Saturday, March 20, 2010

The Discotheque is Dead

The 21st birthday, for obvious reasons, is not nearly as important in Europe as it is in America. Considering how often I see highschool kids at the bars, it's apparent that drinking age is not so much celebrated or rebelled against in France as it is simply overlooked.
Regardless, it's special to us 'Mericans so when a friend turned the magic "21" we all decided to go out to a Discotheque. Now before you all, all of you, start to fantasize about the radical nature of European dance raves and such, hear what I have to say.
No one tells you about the jank bus that takes you 45 minutes out of the city and then trapps you in the boonies with no way to return except your own car or 2 buses that run at either 4:30 or 6:30am. Scary.
Also, aside from smoking, which is banned in all bars and clubs, the French love line dances they all know. Toward 3:30 in the morning, I witnessed a hundred French people line up and dance a sort of Latin/European Electric Slide.
Also, imagine a long dark hallway tucked into the back of the club.
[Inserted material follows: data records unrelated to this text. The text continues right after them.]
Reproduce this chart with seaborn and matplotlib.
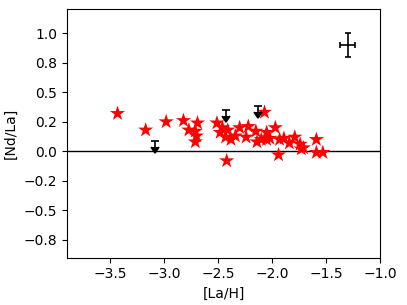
import numpy as np
import pandas as pd
import matplotlib
matplotlib.use('Agg')
import matplotlib.pyplot as plt
import seaborn as sns
from matplotlib.ticker import MultipleLocator, FuncFormatter

# Estrelas: [La/H] e [Nd/La]
la_h = [-3.43, -3.17, -2.98, -2.82, -2.77, -2.69, -2.71, -2.70, -2.71,
        -2.51, -2.46, -2.48, -2.43, -2.41, -2.38, -2.34, -2.42, -2.30,
        -2.22, -2.24, -2.15, -2.14, -2.10, -2.07, -2.05, -2.02, -2.05,
        -1.97, -1.93, -1.94, -1.89, -1.84, -1.79, -1.74, -1.71, -1.73,
        -1.59, -1.59, -1.53]
nd_la = [0.32, 0.18, 0.25, 0.26, 0.18, 0.24, 0.17, 0.13, 0.08,
         0.24, 0.20, 0.16, 0.12, 0.18, 0.10, 0.13, -0.08, 0.20,
         0.21, 0.12, 0.17, 0.08, 0.10, 0.33, 0.16, 0.11, 0.10,
         0.20, 0.10, -0.03, 0.11, 0.07, 0.12, 0.06, 0.03, 0.02,
         0.10, -0.01, -0.01]

# Limites superiores
lim_la_h = [-3.08, -2.43, -2.13]
lim_nd_la = [0.09, 0.35, 0.38]
lim_err = 0.05

# Erro típico
err_x, err_y = -1.30, 0.90
err_dx, err_dy = 0.07, 0.10

df = pd.DataFrame({'[La/H]': la_h, '[Nd/La]': nd_la})

fig = plt.figure(figsize=(4.07, 3.05), dpi=100)
ax = fig.add_axes([0.164, 0.155, 0.770, 0.814])

ax.axhline(0, color='k', lw=1, zorder=1)
sns.scatterplot(data=df, x='[La/H]', y='[Nd/La]', marker='*', color='red',
                s=130, edgecolor='none', ax=ax, zorder=3)
ax.errorbar(lim_la_h, lim_nd_la, yerr=lim_err, uplims=True, fmt='none',
            color='k', ecolor='k', capsize=3, elinewidth=1.2, capthick=1.2, zorder=4)
ax.errorbar([err_x], [err_y], xerr=err_dx, yerr=err_dy, fmt='none',
            color='k', ecolor='k', capsize=2, elinewidth=1.2, capthick=1.2)

ax.set_xlim(-3.9, -1.0)
ax.set_ylim(-0.9, 1.2)
ax.xaxis.set_major_locator(MultipleLocator(0.5))
ax.yaxis.set_major_locator(MultipleLocator(0.25))
ax.yaxis.set_major_formatter(FuncFormatter(lambda v, p: f"{v:.1f}".replace('-', '\u2212')))
ax.set_xlabel('[La/H]')
ax.set_ylabel('[Nd/La]')

fig.savefig('out.png', dpi=100)
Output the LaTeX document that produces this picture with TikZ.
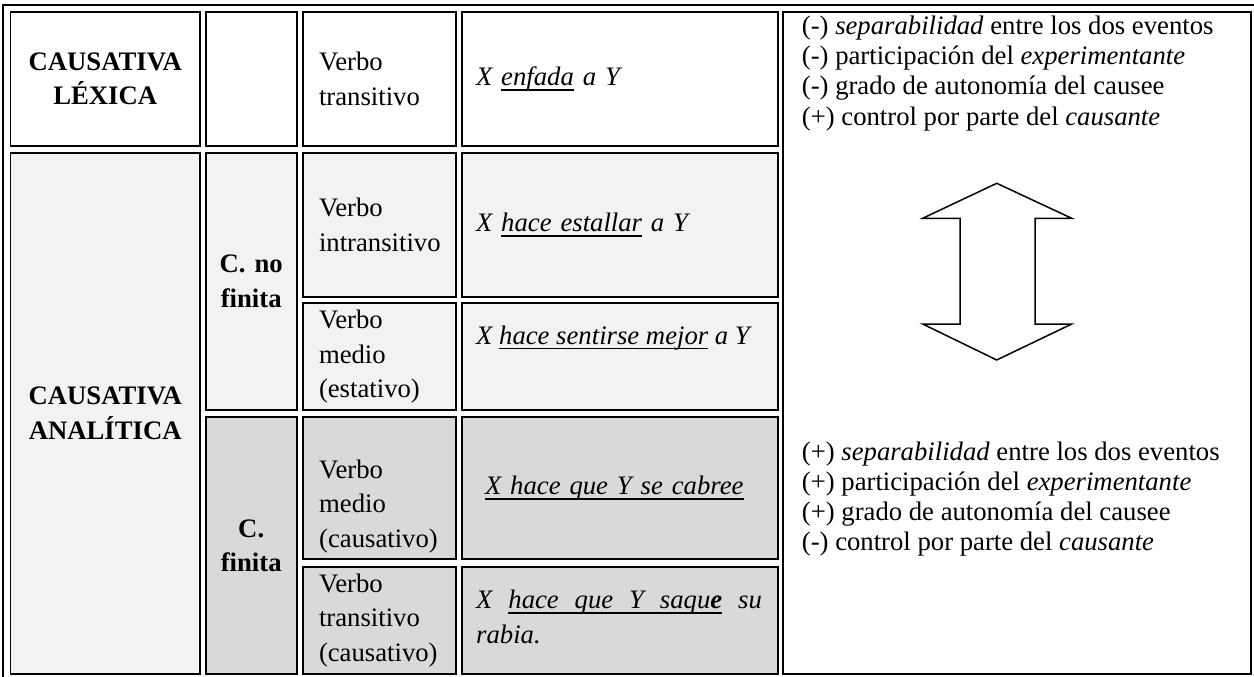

About half of the drunken mass of people trapped at the club (the other half dancing a perverted version of the Electric Slide) are squished shoulder to shoulder in this chamber, smoking. Smoking and smoking and smoking; and it's all trapped between two sealed glass doors where I sit smoking a poorly rolled, kind of wet, French cigarette split between myself and Jim.
In the end, we exit the foggy corridor unsatisfied and dismayed to find that we have been left alone on the dancefloor and the bus for home is minutes away from leaving.
  • I feel uncomfortable and dizzy.
  • I run for the door and barely make it in time to wait 20 minutes in the parking lot.
  • I wobble home uncomfortably on my shitty 3-speed bike and by 5:45 am safely in my bed, ultimately not much worse for wear.
I am, however, struck by the realization that no one is scarred quite as easily these days as they were in past generations.